Stevenson was not swayed. He believed he needed a southerner, or at least a border sta
te senator. Moreover, with a number of candidates actively seeking the nomination, he hoped to avoid alienating any of them by letting the convention choose for him. It was a thin tightrope to walk. Stevenson was eager to maintain good relations with Joe Kennedy, who was a promising source of campaign funds in what “looked like a thin year for the Democrats.” But Adlai’s refusal to follow tradition by picking a running mate angered the Kennedys, who saw it as a way to avoid taking Jack.
Although Stevenson’s decision made it extremely difficult for Jack to win the nomination, he did have several things working in his favor. On Monday, August 13, the first night of the Chicago convention, he was the narrator of a film celebrating the Democratic party and its recent heroes such as Roosevelt and Truman. The New York Times compared his appearance to that of a “movie star” whose personality and good looks made him an instant celebrity. And before the convention even met, Kennedy supporters had set up a headquarters in the Palmer House hotel to promote Jack’s candidacy.

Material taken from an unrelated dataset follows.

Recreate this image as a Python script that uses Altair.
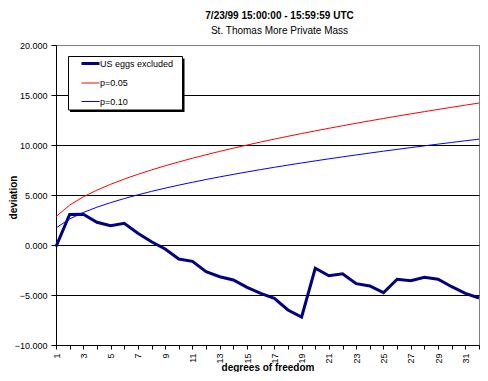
import altair as alt
import pandas as pd

dof = list(range(1, 33))
us_eggs = [-0.17, 3.05, 3.07, 2.27, 1.93, 2.17, 1.17, 0.33, -0.40, -1.40, -1.63, -2.67,
           -3.17, -3.50, -4.23, -4.83, -5.33, -6.50, -7.20, -2.33, -3.07, -2.87, -3.87,
           -4.10, -4.77, -3.43, -3.57, -3.23, -3.43, -4.17, -4.83, -5.30]
p05 = [2.841, 3.991, 4.815, 5.488, 6.070, 6.592, 7.067, 7.507, 7.919, 8.307, 8.675,
       9.026, 9.362, 9.685, 9.996, 10.296, 10.587, 10.869, 11.144, 11.410, 11.671,
       11.924, 12.172, 12.415, 12.652, 12.885, 13.113, 13.337, 13.557, 13.773, 13.985, 14.194]
p10 = [1.706, 2.605, 3.251, 3.779, 4.236, 4.645, 5.017, 5.362, 5.684, 5.987, 6.275,
       6.549, 6.812, 7.064, 7.307, 7.542, 7.769, 7.989, 8.204, 8.412, 8.615, 8.813,
       9.007, 9.196, 9.382, 9.563, 9.741, 9.916, 10.087, 10.256, 10.422, 10.585]
series_names = ["US eggs excluded", "p=0.05", "p=0.10"]
series_colors = ["#000080", "#FF0000", "#0000FF"]
y_ticks = [-10, -5, 0, 5, 10, 15, 20]

rows = []
for name, vals in zip(series_names, [us_eggs, p05, p10]):
    for d, v in zip(dof, vals):
        rows.append({"dof": d, "value": v, "series": name})
df = pd.DataFrame(rows)

FONT = "Liberation Sans"

x_enc = alt.X("dof:Q", scale=alt.Scale(domain=[1, 32], nice=False, zero=False),
              axis=alt.Axis(title="degrees of freedom", values=dof,
                            labelExpr="datum.value % 2 == 1 ? datum.label : ''",
                            labelAngle=270, grid=False, tickSize=4, tickColor="black",
                            domainColor="black", labelFontSize=9, labelFont=FONT,
                            labelColor="black", labelPadding=4,
                            titleFont=FONT, titleFontSize=10,
                            titleFontWeight="bold", titleColor="black",
                            titleY=17, titleBaseline="top"))
y_enc = alt.Y("value:Q", scale=alt.Scale(domain=[-10, 20], nice=False),
              axis=alt.Axis(title="deviation", values=y_ticks, format=".3f",
                            grid=True,
                            gridColor={"condition": [
                                {"test": "datum.value == 20", "value": "#808080"},
                                {"test": "datum.value == -10", "value": "transparent"}],
                                "value": "black"},
                            gridOpacity=1, tickSize=5, tickColor="black",
                            domainColor="black", labelFontSize=9, labelFont=FONT,
                            labelColor="black", labelPadding=4,
                            titleFont=FONT, titleFontSize=10,
                            titleFontWeight="bold", titleColor="black",
                            titleX=-43, titleY=152, titleBaseline="middle"))

lines = alt.Chart(df).mark_line(clip=False).encode(
    x=x_enc,
    y=y_enc,
    color=alt.Color("series:N", scale=alt.Scale(domain=series_names, range=series_colors),
                    legend=alt.Legend(title=None, orient="none", legendX=12, legendY=12,
                                      padding=2, symbolType="M-1.8,0H1.8", symbolSize=100,
                                      symbolOffset=16, labelFont=FONT, labelFontSize=9,
                                      labelColor="black", rowPadding=8.5, labelOffset=5,
                                      symbolStrokeWidth=alt.ExprRef(
                                          expr="datum.value == 'US eggs excluded' ? 3 : 1"))),
    strokeWidth=alt.condition(alt.datum.series == "US eggs excluded", alt.value(3), alt.value(1)),
    order="series:N",
)

# legend frame with its drop shadow
one = pd.DataFrame({"s": [0]})
shadow = alt.Chart(one).mark_rect(color="black").encode(
    x=alt.value(14), x2=alt.value(128.5), y=alt.value(13.5), y2=alt.value(67)
)
frame = alt.Chart(one).mark_rect(fill="white", stroke="black", strokeWidth=1).encode(
    x=alt.value(12.5), x2=alt.value(126.5), y=alt.value(11.5), y2=alt.value(65)
)

chart = alt.layer(shadow, frame, lines).properties(
    width=423, height=300,
    padding={"left": 48, "top": 37, "right": 1, "bottom": 27},
    autosize="none",
    background="white",
    title=alt.Title("7/23/99 15:00:00 - 15:59:59 UTC",
                    subtitle="St. Thomas More Private Mass",
                    font=FONT, fontSize=10, fontWeight="bold", color="black",
                    subtitleFont=FONT, subtitleFontSize=10, subtitleColor="black",
                    subtitlePadding=5, anchor="middle", dx=12, offset=5, frame="group"),
).configure_view(stroke="#808080", strokeWidth=1)

chart.save("out.html", embed_options={"renderer": "svg", "actions": False})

On Wednesday, ostensibly to give Jack greater visibility and prominence but largely as a way to blunt Jack’s drive for the second spot, Stevenson asked him to put his name in nomination for the presidency. Jack complied, and although Stevenson denied it, Kennedy accurately saw Stevenson’s request as a compensatory gesture for being denied the vice presidency. And indeed, Stevenson’s decision to leave the VP choice to the convention had placed significant obstacles in Kennedy’s way. Instead of having only to convince Stevenson and his advisers to put him on the ticket, Jack now had to bring a majority of the convention delegates to his side. In a competition with Tennessee senator Estes Kefauver, who had a large base of delegate support, Jack had little chance to win.